**TASK TO CARRY OUT**
Will you write out, word for word, every line from the one with "What Plotly code" to the final line of the data below, with the pictures left out?

**SUPPLIED MATERIAL**

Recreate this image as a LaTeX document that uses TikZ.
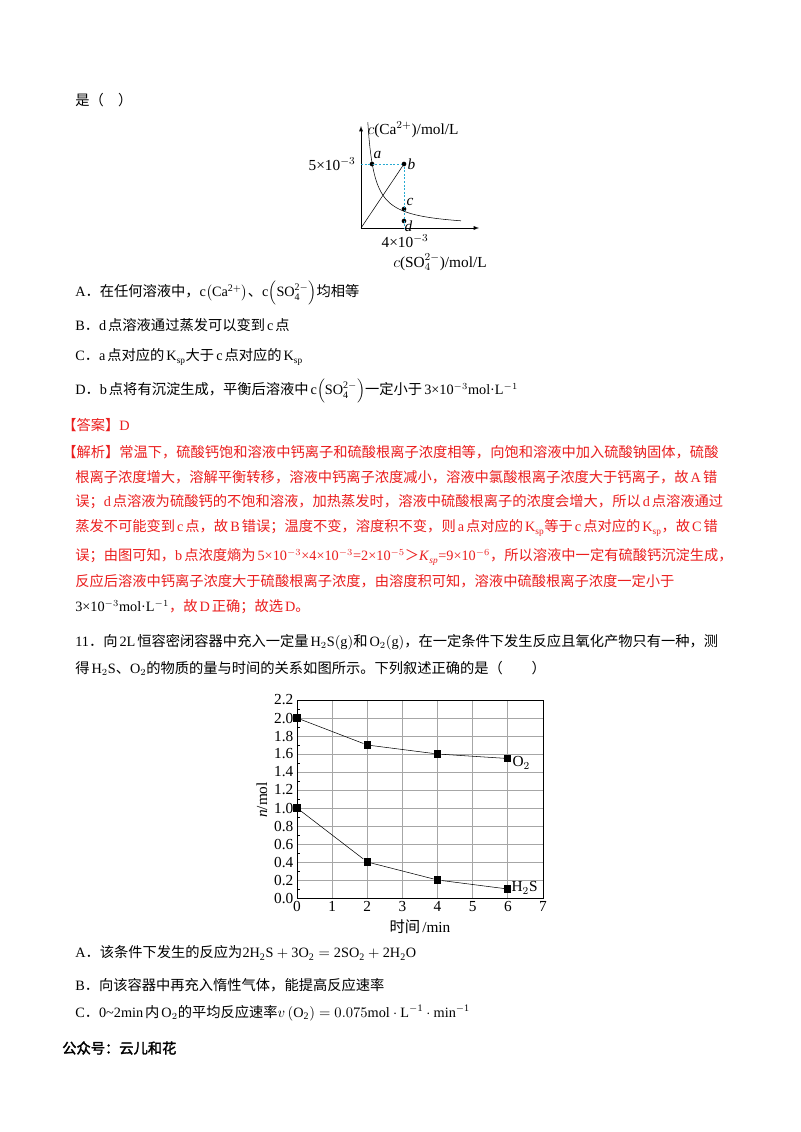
\documentclass[tikz,border=0pt]{standalone}
\usepackage{fontspec}
\setmainfont{Liberation Serif}
\newfontfamily\latin{Liberation Serif}
\newfontfamily\cjk{Noto Sans CJK SC}
\newfontfamily\cjkbold[FakeBold=2]{Noto Sans CJK SC}
\let\curcjk\cjk
\XeTeXinterchartokenstate=1
\newXeTeXintercharclass\CJKcls
\newXeTeXintercharclass\CJKpun
\count255="3000 \loop \XeTeXcharclass\count255=\CJKpun \ifnum\count255<"303F \advance\count255 1 \repeat
\count255="4E00 \loop \XeTeXcharclass\count255=\CJKcls \ifnum\count255<"9FFF \advance\count255 1 \repeat
\count255="FF00 \loop \XeTeXcharclass\count255=\CJKpun \ifnum\count255<"FFEF \advance\count255 1 \repeat
\XeTeXinterchartoks 0 \CJKcls={\kern1.5pt\curcjk}
\XeTeXinterchartoks 4095 \CJKcls={\curcjk}
\XeTeXinterchartoks \CJKcls 0={\latin\kern1.5pt}
\XeTeXinterchartoks \CJKcls 4095={\latin}
\XeTeXinterchartoks 0 \CJKpun={\curcjk}
\XeTeXinterchartoks 4095 \CJKpun={\curcjk}
\XeTeXinterchartoks \CJKpun 0={\latin}
\XeTeXinterchartoks \CJKpun 4095={\latin}
\definecolor{ansred}{RGB}{235,30,30}
\definecolor{dotcyan}{RGB}{40,170,210}
\tikzset{
  txt/.style={anchor=west,inner sep=0pt,font=\fontsize{10.7}{13}\selectfont},
  red/.style={txt,text=ansred},
  ax/.style={font=\fontsize{11.5}{13}\selectfont,inner sep=1pt},
  mk/.style={fill=black,minimum size=5.5pt,inner sep=0pt},
  dt/.style={circle,fill=black,minimum size=3.5pt,inner sep=0pt}
}
\newcommand\ksp{K\textsubscript{\scriptsize sp}}
\begin{document}
\begin{tikzpicture}[x=0.75pt,y=-0.75pt]
\fill[white] (0,0) rectangle (800,1132);
\node[txt] (l0) at (75,100) {是（\quad）};
% plot 1
\coordinate (o1) at (361,228);
\coordinate (yt) at (361,126);
\coordinate (xt) at (479,228);
\draw[-latex] (o1) -- (yt);
\draw[-latex] (o1) -- (xt);
\node[ax,anchor=west] (yl) at (366,130) {$c$(Ca$^{2+}$)/mol/L};
\node[ax,anchor=east] (y5) at (357,164) {5×10$^{-3}$};
\node[dt] (pa) at (372,164) {};
\node[dt] (pb) at (404,164) {};
\node[dt] (pc) at (404,209) {};
\node[dt] (pd) at (404,221) {};
\coordinate (y5p) at (361,164);
\coordinate (x4p) at (404,228);
\draw[dotcyan,dash pattern=on 1.5pt off 1.2pt] (y5p) -- (pb) -- (x4p);
\draw (o1) -- (pb);
\draw plot[domain=6.8:100,samples=80,smooth] ({361+\x},{228-720/\x});
\node[ax,anchor=south west,font=\fontsize{11.5}{13}\itshape] (la) at (372,160) {a};
\node[ax,anchor=west,font=\fontsize{11.5}{13}\itshape] (lb) at (406,164) {b};
\node[ax,anchor=south west,font=\fontsize{11.5}{13}\itshape] (lc) at (405,207) {c};
\node[ax,anchor=west,font=\fontsize{11.5}{13}\itshape] (ld) at (403,226) {d};
\node[ax] (x4) at (405,241) {4×10$^{-3}$};
\node[ax] (xl) at (440,262) {$c$(SO$_4^{2-}$)/mol/L};
% options
\node[txt] (qa) at (75,293) {A．在任何溶液中，c$\left(\mathrm{Ca^{2+}}\right)$、c$\left(\mathrm{SO_4^{2-}}\right)$均相等};
\node[txt] (qb) at (75,325) {B．d点溶液通过蒸发可以变到c点};
\node[txt] (qc) at (75,357) {C．a点对应的\ksp 大于c点对应的\ksp};
\node[txt] (qd) at (75,391) {D．b点将有沉淀生成，平衡后溶液中c$\left(\mathrm{SO_4^{2-}}\right)$一定小于3×10$^{-3}$mol·L$^{-1}$};
% answer
\node[red] (r0) at (62,425) {【答案】D};
\node[red] (r1) at (62,452) {【解析】常温下，硫酸钙饱和溶液中钙离子和硫酸根离子浓度相等，向饱和溶液中加入硫酸钠固体，硫酸};
\node[red] (r2) at (75,477) {根离子浓度增大，溶解平衡转移，溶液中钙离子浓度减小，溶液中氯酸根离子浓度大于钙离子，故A错};
\node[red] (r3) at (75,502) {误；d点溶液为硫酸钙的不饱和溶液，加热蒸发时，溶液中硫酸根离子的浓度会增大，所以d点溶液通过};
\node[red] (r4) at (75,528) {蒸发不可能变到c点，故B错误；温度不变，溶度积不变，则a点对应的\ksp 等于c点对应的\ksp，故C错};
\node[red] (r5) at (75,557) {误；由图可知，b点浓度熵为5×10$^{-3}$×4×10$^{-3}$=2×10$^{-5}$＞\textit{K}\textsubscript{\scriptsize\textit{sp}}=9×10$^{-6}$，所以溶液中一定有硫酸钙沉淀生成，};
\node[red] (r6) at (75,581) {反应后溶液中钙离子浓度大于硫酸根离子浓度，由溶度积可知，溶液中硫酸根离子浓度一定小于};
\node[txt] (r7) at (75,607) {3×10$^{-3}$mol·L$^{-1}$\textcolor{ansred}{，故D正确；故选D。}};
% question 11
\node[txt] (q1) at (75,642) {11．向2L恒容密闭容器中充入一定量H$_2$S$\left(\mathrm{g}\right)$和O$_2$$\left(\mathrm{g}\right)$，在一定条件下发生反应且氧化产物只有一种，测};
\node[txt] (q2) at (75,668) {得H$_2$S、O$_2$的物质的量与时间的关系如图所示。下列叙述正确的是（\qquad）};
% plot 2
\foreach \i in {1,...,6} \draw[gray!70,line width=0.6pt] ({297+35.14*\i},898) -- ({297+35.14*\i},700);
\foreach \j in {1,...,10} \draw[gray!70,line width=0.6pt] (297,{898-18*\j}) -- (543,{898-18*\j});
\draw[line width=0.6pt] (297,700) rectangle (543,898);
\foreach \j in {0,...,10} \draw (297,{889-18*\j}) -- (300,{889-18*\j});
\foreach \j/\l in {0/0.0,1/0.2,2/0.4,3/0.6,4/0.8,5/1.0,6/1.2,7/1.4,8/1.6,9/1.8,10/2.0,11/2.2}
  \node[ax,anchor=east] (yt\j) at (295,{898-18*\j}) {\l};
\foreach \i in {0,...,7} \node[ax,anchor=north] (xt\i) at ({297+35.14*\i},900) {\i};
\node[ax,rotate=90] (nl) at (262,800) {\textit{n}/mol};
\node[ax] (tl) at (420,927) {时间/min};
\node[mk] (o0) at (297,718) {};
\node[mk] (o2) at (367.3,745) {};
\node[mk] (o4) at (437.6,754) {};
\node[mk] (o6) at (507.8,758.5) {};
\draw (o0) -- (o2) -- (o4) -- (o6);
\node[mk] (h0) at (297,808) {};
\node[mk] (h2) at (367.3,862) {};
\node[mk] (h4) at (437.6,880) {};
\node[mk] (h6) at (507.8,889) {};
\draw (h0) -- (h2) -- (h4) -- (h6);
\node[ax,anchor=west] (lo) at (511,763) {O$_2$};
\node[ax,anchor=west] (lh) at (510,888) {H$_2$S};
% bottom
\node[txt] (ba) at (75,953) {A．该条件下发生的反应为$\mathrm{2H_2S+3O_2=2SO_2+2H_2O}$};
\node[txt] (bb) at (75,985) {B．向该容器中再充入惰性气体，能提高反应速率};
\node[txt] (bc) at (75,1013) {C．0\textasciitilde2min内O$_2$的平均反应速率$v\left(\mathrm{O_2}\right)=0.075\mathrm{mol\cdot L^{-1}\cdot min^{-1}}$};
\node[txt] (bd) at (62,1048) {\let\curcjk\cjkbold 公众号：云儿和花};
\end{tikzpicture}
\end{document}
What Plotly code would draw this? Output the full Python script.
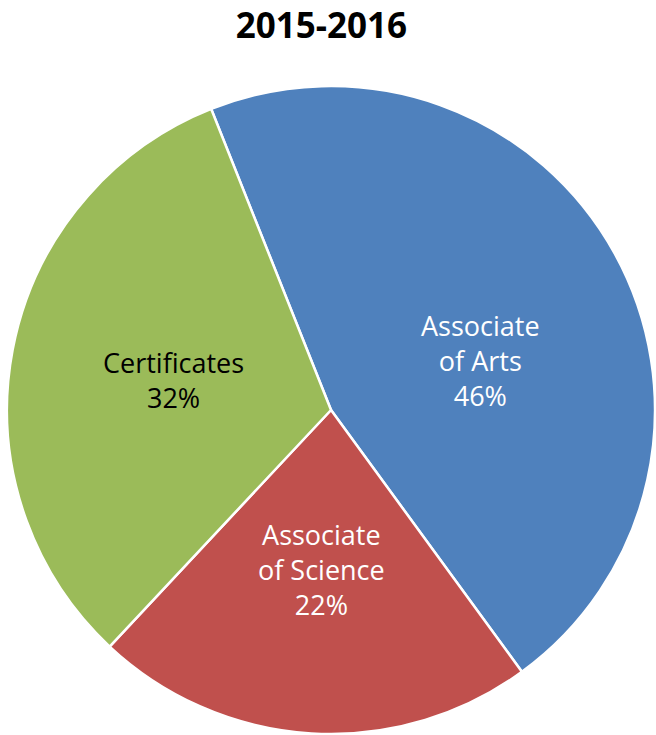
import math
import plotly.graph_objects as go

categories = ["Associate<br>of Arts", "Associate<br>of Science", "Certificates"]
values = [46, 22, 32]
colors = ["#4F81BD", "#C0504D", "#9BBB59"]
text_colors = ["#FFFFFF", "#FFFFFF", "#000000"]

# label placement style (fraction of radius, angular nudge in degrees)
label_radius = [0.485, 0.494, 0.494]
label_nudge = [10.4, 0.0, 0.0]
start_angle = -21.7

fig = go.Figure(go.Pie(
    labels=categories,
    values=values,
    sort=False,
    direction="clockwise",
    rotation=start_angle,
    marker=dict(colors=colors, line=dict(color="#FFFFFF", width=2.5)),
    textinfo="none",
    hoverinfo="label+percent",
    showlegend=False,
    domain=dict(x=[0, 1], y=[0, 1]),
))

total = sum(values)
cum = 0.0
annotations = []
for lab, v, col, fr, nd in zip(categories, values, text_colors, label_radius, label_nudge):
    mid = start_angle + (cum + v / 2) / total * 360 + nd
    cum += v
    th = math.radians(mid)
    annotations.append(dict(
        x=0.5 + fr * 0.5 * math.sin(th),
        y=0.5 + fr * 0.5 * math.cos(th),
        xref="paper", yref="paper",
        xanchor="center", yanchor="middle",
        text=f"{lab}<br>{round(v / total * 100)}%",
        showarrow=False,
        font=dict(family="Open Sans", size=27, color=col),
        align="center",
    ))

fig.update_layout(
    width=656, height=735,
    margin=dict(l=7, r=1, t=86, b=1),
    paper_bgcolor="white",
    plot_bgcolor="white",
    title=dict(text="<b>2015-2016</b>", x=0.49, xanchor="center", y=0.965, yanchor="middle",
               font=dict(family="Open Sans", size=35, color="#000000")),
    annotations=annotations,
)

fig.write_html("out.html", config={"displayModeBar": False},
               post_script="document.body.style.margin='0';")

**WRITTEN REPLY**
What Plotly code would draw this? Output the full Python script.
import math
import plotly.graph_objects as go

categories = ["Associate<br>of Arts", "Associate<br>of Science", "Certificates"]
values = [46, 22, 32]
colors = ["#4F81BD", "#C0504D", "#9BBB59"]
text_colors = ["#FFFFFF", "#FFFFFF", "#000000"]

# label placement style (fraction of radius, angular nudge in degrees)
label_radius = [0.485, 0.494, 0.494]
label_nudge = [10.4, 0.0, 0.0]
start_angle = -21.7

fig = go.Figure(go.Pie(
    labels=categories,
    values=values,
    sort=False,
    direction="clockwise",
    rotation=start_angle,
    marker=dict(colors=colors, line=dict(color="#FFFFFF", width=2.5)),
    textinfo="none",
    hoverinfo="label+percent",
    showlegend=False,
    domain=dict(x=[0, 1], y=[0, 1]),
))

total = sum(values)
cum = 0.0
annotations = []
for lab, v, col, fr, nd in zip(categories, values, text_colors, label_radius, label_nudge):
    mid = start_angle + (cum + v / 2) / total * 360 + nd
    cum += v
    th = math.radians(mid)
    annotations.append(dict(
        x=0.5 + fr * 0.5 * math.sin(th),
        y=0.5 + fr * 0.5 * math.cos(th),
        xref="paper", yref="paper",
        xanchor="center", yanchor="middle",
        text=f"{lab}<br>{round(v / total * 100)}%",
        showarrow=False,
        font=dict(family="Open Sans", size=27, color=col),
        align="center",
    ))

fig.update_layout(
    width=656, height=735,
    margin=dict(l=7, r=1, t=86, b=1),
    paper_bgcolor="white",
    plot_bgcolor="white",
    title=dict(text="<b>2015-2016</b>", x=0.49, xanchor="center", y=0.965, yanchor="middle",
               font=dict(family="Open Sans", size=35, color="#000000")),
    annotations=annotations,
)

fig.write_html("out.html", config={"displayModeBar": False},
               post_script="document.body.style.margin='0';")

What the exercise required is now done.